What would it be like to have coffee with Peter Thiel (the author + founder of Paypal), John Maynard Keynes, and ‘insert cliche philosopher name here’?
That’s what this book feels like, and it’s a beautiful recipe for a delightful and thought-provoking read. It deviates from your normal book on entrepreneurship (thankfully) and challenges assumptions that many (Roy) take for granted.
It starts off asking “what valuable company is nobody building?” It continues to dive into deeper macro thinking on commoditization, globalization, the .COM crash, the clean-tech crash, what makes a ‘happy company’, and how computers/robots will never replace humans.
Somehow Thiel touches on vast subjects and does each enough justice without getting bogged down so that he can continue to make his point. I especially enjoyed his take on competition, and how if you are in fierce competition, you are likely losing, even if you are winning. “Winning is better than losing, but everybody loses when the war isn’t worth fighting for.”
This book will make you wiser, and you should read it. You can buy it here.

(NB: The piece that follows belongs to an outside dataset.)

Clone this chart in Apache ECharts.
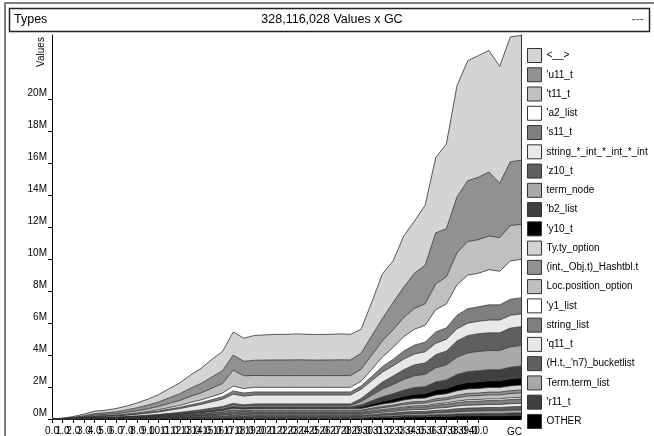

“Doing what we already know how to do takes the world from 1 to n, adding more of something to the familiar. But every time we create something new, we go from 0 to 1. The act of creation is singular, as in the moment of creation, and the result is something fresh and strange.” -Peter Thiel
Some of the nuggets in the book I enjoyed thinking about are:
- At the macro level, the single word for horizontal progress is globalization
- Spreading old ways to create wealth around the world will result in devastation, not riches. In a world of scarce resources, globalization without new technology is unsustainable
- A ‘startup’ is the largest group of people you can convince of a plan to build a different future
- What the VC world looks like…and how he passed up on any investment where the founder wore a suit
- No company has a culture; every company is a culture
- Proprietary technology needs to be 10x better than the closest substitute to succeed
- Avoid competition as much as possible…have the last mover advantage!
- The 7 questions every company must ask themselves:
- Can you create breakthrough technology instead of incremental improvements?
- Is now the right time to start this business?
- Are you starting with a big share of a small market?
- Do you have the right team?
- Do you have a way to not just create but deliver your product?
- Will your market position be defensible in 10-20 years?
- Have you identified a unique opportunity that others don’t see?